E per l’induismo e gli altri? Molto problematico, incline a mettersi con altri dello steso stampo, come gli USA, eccezionalisti, e gli ebrei, eletti e con una terra promessa popolata da altri, in una triade USA-Israele-India grevemente militarizzata di stati pariah anti-pariah.
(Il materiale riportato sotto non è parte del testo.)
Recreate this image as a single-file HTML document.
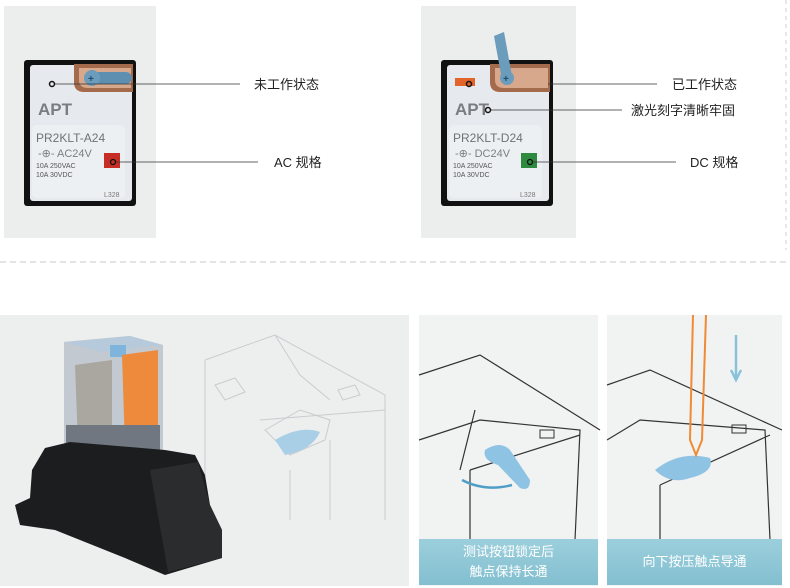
<!DOCTYPE html>
<html><head><meta charset="utf-8"><style>
body{margin:0;width:790px;height:588px;background:#fff;overflow:hidden;position:relative;font-family:"Liberation Sans","Noto Sans CJK SC",sans-serif}
.t{position:absolute;font-size:13px;color:#222;white-space:nowrap;line-height:1}
.cap{position:absolute;color:#fff;font-size:13px;text-align:center;line-height:20px;background:linear-gradient(#9ccfdc,#83bfd0)}
</style></head><body>
<svg width="790" height="588" style="position:absolute;left:0;top:0">
<rect x="4" y="6" width="152" height="232" fill="#eceeee"/>
<rect x="421" y="6" width="155" height="232" fill="#eceeee"/>
<line x1="0" y1="262" x2="790" y2="262" stroke="#c8c8c8" stroke-dasharray="6,4"/>
<line x1="786" y1="0" x2="786" y2="250" stroke="#d0d0d0" stroke-dasharray="4,4"/>

<g font-family="Liberation Sans, sans-serif">
<rect x="24" y="60" width="112" height="146" rx="3" fill="#111"/>
<rect x="30" y="65" width="102" height="136" rx="3" fill="#e6eaef"/>
<path d="M74 64 H133 V92 H84 Q74 92 74 82 Z" fill="#a46a4c"/>
<path d="M79 68 H131 V88 H88 Q79 88 79 80 Z" fill="#d8a88c"/>
<rect x="84" y="72" width="48" height="12" rx="6" fill="#5f8fb0"/>
<circle cx="92" cy="78" r="8" fill="#6c9cbc"/>
<text x="88" y="82" font-size="10" fill="#1f4d70" font-weight="bold">+</text>
<circle cx="52" cy="84" r="2.5" fill="none" stroke="#111" stroke-width="1.5"/>
<text x="38" y="115" font-size="17" font-weight="bold" fill="#7a7d82">APT</text>
<rect x="32" y="125" width="93" height="73" rx="5" fill="#edf0f3"/>
<text x="36" y="142" font-size="12" fill="#6d7278">PR2KLT-A24</text>
<text x="38" y="157" font-size="11" fill="#7a7f85">-⊕- AC24V</text>
<text x="36" y="168" font-size="7" fill="#555">10A  250VAC</text>
<text x="36" y="177" font-size="7" fill="#555">10A  30VDC</text>
<text x="104" y="197" font-size="7" fill="#777">L328</text>
<rect x="104" y="153" width="16" height="15" fill="#c62d24"/>
<circle cx="113" cy="162" r="2.5" fill="none" stroke="#111" stroke-width="1.3"/>
<line x1="55" y1="84" x2="240" y2="84" stroke="#333" stroke-width="0.8"/>
<line x1="116" y1="162" x2="258" y2="162" stroke="#333" stroke-width="0.8"/>

<rect x="441" y="60" width="112" height="146" rx="3" fill="#111"/>
<rect x="447" y="65" width="102" height="136" rx="3" fill="#e6eaef"/>
<path d="M490 64 H550 V92 H500 Q490 92 490 82 Z" fill="#a46a4c"/>
<path d="M495 68 H548 V88 H504 Q495 88 495 80 Z" fill="#d8a88c"/>
<path d="M494 36 L504 32 L512 76 L502 80 Z" fill="#6c9cbc"/>
<circle cx="507" cy="78" r="7" fill="#6c9cbc"/>
<text x="503" y="82" font-size="10" fill="#1f4d70" font-weight="bold">+</text>
<rect x="455" y="78" width="20" height="8" fill="#e2642a"/>
<circle cx="469" cy="84" r="2.5" fill="none" stroke="#111" stroke-width="1.5"/>
<text x="455" y="115" font-size="17" font-weight="bold" fill="#7a7d82">APT</text>
<circle cx="488" cy="110" r="2.5" fill="none" stroke="#111" stroke-width="1.5"/>
<rect x="449" y="125" width="93" height="73" rx="5" fill="#edf0f3"/>
<text x="453" y="142" font-size="12" fill="#6d7278">PR2KLT-D24</text>
<text x="455" y="157" font-size="11" fill="#7a7f85">-⊕- DC24V</text>
<text x="453" y="168" font-size="7" fill="#555">10A  250VAC</text>
<text x="453" y="177" font-size="7" fill="#555">10A  30VDC</text>
<text x="520" y="197" font-size="7" fill="#777">L328</text>
<rect x="521" y="153" width="16" height="15" fill="#2d8a3e"/>
<circle cx="530" cy="162" r="2.5" fill="none" stroke="#111" stroke-width="1.3"/>
<line x1="548" y1="84" x2="657" y2="84" stroke="#333" stroke-width="0.8"/>
<line x1="491" y1="110" x2="622" y2="110" stroke="#333" stroke-width="0.8"/>
<line x1="533" y1="162" x2="676" y2="162" stroke="#333" stroke-width="0.8"/>
</g>

<rect x="0" y="315" width="409" height="271" fill="#edeeee"/>
<rect x="419" y="315" width="179" height="271" fill="#f1f2f2"/>
<rect x="607" y="315" width="175" height="271" fill="#f1f2f2"/>

<g fill="none" stroke="#c9cccf" stroke-width="1">
<path d="M205 360 L275 335 L385 395 L385 520 M205 360 L205 420 M275 335 L300 375 L330 400 M260 420 L385 410"/>
<path d="M215 385 L235 378 L245 392 L225 400 Z M338 390 L355 385 L360 395 L343 400 Z"/>
<path d="M265 430 L300 410 L330 420 L325 440 L290 455 Z"/>
<path d="M290 470 L290 520 M330 440 L330 520 M205 420 L205 520"/>
</g>
<path d="M275 440 Q300 425 320 432 Q312 450 285 455 Z" fill="#a9cfe6"/>

<!-- relay photo -->
<path d="M64 342 L130 336 L163 345 L163 455 L120 462 L64 452 Z" fill="#c3c9d0"/>
<path d="M64 342 L130 336 L163 345 L100 352 Z" fill="#b7cadb"/>
<rect x="110" y="345" width="16" height="12" fill="#7fb4dc"/>
<path d="M122 355 L158 350 L158 440 L125 447 Z" fill="#ee8a3c"/>
<path d="M75 365 L112 360 L112 440 L78 445 Z" fill="#aaa7a1"/>
<path d="M66 425 L160 425 L160 455 L120 462 L66 452 Z" fill="#707780"/>
<path d="M45 448 L70 442 L165 450 L195 455 L205 475 L210 505 L222 530 L222 558 L165 575 L125 558 L55 530 L20 525 L15 505 L30 498 L32 470 Z" fill="#1c1d1f"/>
<path d="M150 470 L198 462 L210 505 L222 530 L222 558 L168 572 Z" fill="#2b2c2e"/>

<g fill="none" stroke="#333" stroke-width="1.2">
<path d="M419 375 L480 355 L600 430 M419 440 L480 420 L580 430 L575 540 M470 470 L580 435 M470 470 L470 540 M460 470 L475 410"/>
<path d="M607 385 L650 370 L782 430 M607 440 L640 420 L765 430 L770 540 M660 485 L770 435 M660 485 L660 540"/>
</g>
<g fill="none" stroke="#333" stroke-width="1"><rect x="540" y="430" width="14" height="8"/><rect x="732" y="425" width="14" height="8"/></g>
<path d="M485 450 Q500 440 510 450 L530 480 Q530 492 520 488 L498 465 Q482 460 485 450Z" fill="#8fc3e4"/>
<path d="M462 480 Q485 492 512 485" stroke="#4f9ec8" stroke-width="2.5" fill="none"/>
<path d="M655 470 Q680 450 710 458 Q715 472 690 478 Q670 485 655 470Z" fill="#8fc3e4"/>
<path d="M693 315 L690 440 L696 455 L702 440 L706 315" fill="none" stroke="#f08a35" stroke-width="2"/>
<path d="M736 335 L736 378 M731 370 L736 380 L741 370" stroke="#88c2dc" stroke-width="2.5" fill="none"/>
</svg>

<div class="t" style="left:254px;top:78px">未工作状态</div>
<div class="t" style="left:274px;top:156px">AC 规格</div>
<div class="t" style="left:672px;top:78px">已工作状态</div>
<div class="t" style="left:631px;top:104px">激光刻字清晰牢固</div>
<div class="t" style="left:690px;top:156px">DC 规格</div>

<div class="cap" style="left:419px;top:539px;width:179px;height:46px;padding-top:3px;box-sizing:border-box">测试按钮锁定后<br>触点保持长通</div>
<div class="cap" style="left:607px;top:539px;width:175px;height:46px;line-height:46px">向下按压触点导通</div>
</body></html>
E col buddhismo? Troppo pluralistico e cooperativo, eclettico al punto dell’auto-distruttività, come con i monaci violenti in Sri Lanka, militari in Thailandia, kamikaze nel Giappone militare. Forse si dovrebbe incoraggiarlo al dialogo, non alla fusione, anche nel rapporto Cina-Giappone? Più autonomia. E proprio riguardo al rapporto Cina-Giappone, che cosa ne impedisce l’approccio CEE-UE in un’Unione Est-Asiatica (EAU)? Effettivamente solo il Giappone (come anche la Germania) legato al suo nuovo imperatore (nonché Führer) dopo il 1945, Washington, che ha sempre ragione (hat immer recht). Il che si esaurirà insieme all’impero USA, con allora una UE più forte e una EAU. E civiltà come regioni che si spera sappiano anche imparare da altri, per selezionare e giustapporre. E nell’orizzonte di un’organizzazione delle Civiltà Unite, che ne prenda il meglio da tutte, con l’Alleanza di Civiltà Zapatero-Erdögan all’ONU come inizio promettente.